▶ **Information shown**
__________

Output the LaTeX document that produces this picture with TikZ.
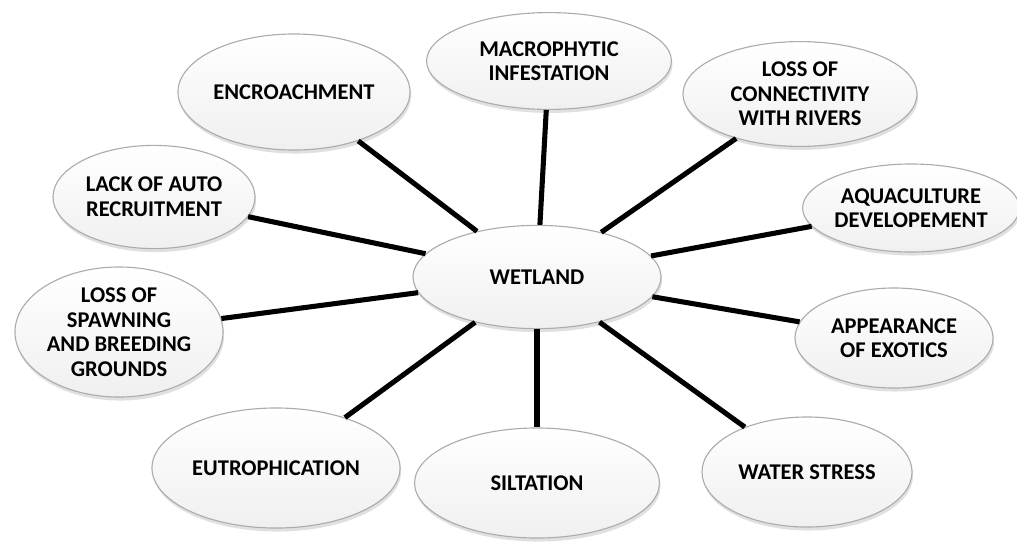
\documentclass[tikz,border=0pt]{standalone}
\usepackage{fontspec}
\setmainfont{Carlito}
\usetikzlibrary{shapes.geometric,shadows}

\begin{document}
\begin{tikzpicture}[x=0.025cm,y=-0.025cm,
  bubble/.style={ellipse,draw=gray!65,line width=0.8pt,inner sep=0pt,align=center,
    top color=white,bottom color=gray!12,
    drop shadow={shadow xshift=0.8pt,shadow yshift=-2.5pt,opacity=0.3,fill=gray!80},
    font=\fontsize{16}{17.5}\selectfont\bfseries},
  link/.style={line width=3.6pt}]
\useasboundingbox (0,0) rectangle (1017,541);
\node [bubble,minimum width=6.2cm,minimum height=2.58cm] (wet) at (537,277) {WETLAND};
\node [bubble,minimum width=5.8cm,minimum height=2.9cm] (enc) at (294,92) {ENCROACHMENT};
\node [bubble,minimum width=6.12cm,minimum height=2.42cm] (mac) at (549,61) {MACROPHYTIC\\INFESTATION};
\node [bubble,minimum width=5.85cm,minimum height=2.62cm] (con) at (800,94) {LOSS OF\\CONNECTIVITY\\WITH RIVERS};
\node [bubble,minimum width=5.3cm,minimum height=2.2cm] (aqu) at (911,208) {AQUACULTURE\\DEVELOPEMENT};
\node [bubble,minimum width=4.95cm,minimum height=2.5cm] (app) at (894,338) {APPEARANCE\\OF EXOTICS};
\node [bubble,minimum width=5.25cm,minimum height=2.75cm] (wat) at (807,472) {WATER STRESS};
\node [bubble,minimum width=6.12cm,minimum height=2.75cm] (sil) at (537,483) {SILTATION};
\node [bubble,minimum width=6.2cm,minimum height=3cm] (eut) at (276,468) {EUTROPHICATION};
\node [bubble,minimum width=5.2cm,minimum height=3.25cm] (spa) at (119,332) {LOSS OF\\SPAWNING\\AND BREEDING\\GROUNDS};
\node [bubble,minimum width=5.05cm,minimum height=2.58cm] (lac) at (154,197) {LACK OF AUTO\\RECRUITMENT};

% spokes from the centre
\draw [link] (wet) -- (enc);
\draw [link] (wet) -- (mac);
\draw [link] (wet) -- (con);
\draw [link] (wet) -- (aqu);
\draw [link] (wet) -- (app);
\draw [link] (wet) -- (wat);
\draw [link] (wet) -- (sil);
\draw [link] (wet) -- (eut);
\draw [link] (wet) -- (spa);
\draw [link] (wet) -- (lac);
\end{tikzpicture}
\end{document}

__________

▶ **Set exercise**
Repeat the material exactly as it reads, without any of its pictures.

▶ **Reply**
Output the LaTeX document that produces this picture with TikZ.
\documentclass[tikz,border=0pt]{standalone}
\usepackage{fontspec}
\setmainfont{Carlito}
\usetikzlibrary{shapes.geometric,shadows}

\begin{document}
\begin{tikzpicture}[x=0.025cm,y=-0.025cm,
  bubble/.style={ellipse,draw=gray!65,line width=0.8pt,inner sep=0pt,align=center,
    top color=white,bottom color=gray!12,
    drop shadow={shadow xshift=0.8pt,shadow yshift=-2.5pt,opacity=0.3,fill=gray!80},
    font=\fontsize{16}{17.5}\selectfont\bfseries},
  link/.style={line width=3.6pt}]
\useasboundingbox (0,0) rectangle (1017,541);
\node [bubble,minimum width=6.2cm,minimum height=2.58cm] (wet) at (537,277) {WETLAND};
\node [bubble,minimum width=5.8cm,minimum height=2.9cm] (enc) at (294,92) {ENCROACHMENT};
\node [bubble,minimum width=6.12cm,minimum height=2.42cm] (mac) at (549,61) {MACROPHYTIC\\INFESTATION};
\node [bubble,minimum width=5.85cm,minimum height=2.62cm] (con) at (800,94) {LOSS OF\\CONNECTIVITY\\WITH RIVERS};
\node [bubble,minimum width=5.3cm,minimum height=2.2cm] (aqu) at (911,208) {AQUACULTURE\\DEVELOPEMENT};
\node [bubble,minimum width=4.95cm,minimum height=2.5cm] (app) at (894,338) {APPEARANCE\\OF EXOTICS};
\node [bubble,minimum width=5.25cm,minimum height=2.75cm] (wat) at (807,472) {WATER STRESS};
\node [bubble,minimum width=6.12cm,minimum height=2.75cm] (sil) at (537,483) {SILTATION};
\node [bubble,minimum width=6.2cm,minimum height=3cm] (eut) at (276,468) {EUTROPHICATION};
\node [bubble,minimum width=5.2cm,minimum height=3.25cm] (spa) at (119,332) {LOSS OF\\SPAWNING\\AND BREEDING\\GROUNDS};
\node [bubble,minimum width=5.05cm,minimum height=2.58cm] (lac) at (154,197) {LACK OF AUTO\\RECRUITMENT};

% spokes from the centre
\draw [link] (wet) -- (enc);
\draw [link] (wet) -- (mac);
\draw [link] (wet) -- (con);
\draw [link] (wet) -- (aqu);
\draw [link] (wet) -- (app);
\draw [link] (wet) -- (wat);
\draw [link] (wet) -- (sil);
\draw [link] (wet) -- (eut);
\draw [link] (wet) -- (spa);
\draw [link] (wet) -- (lac);
\end{tikzpicture}
\end{document}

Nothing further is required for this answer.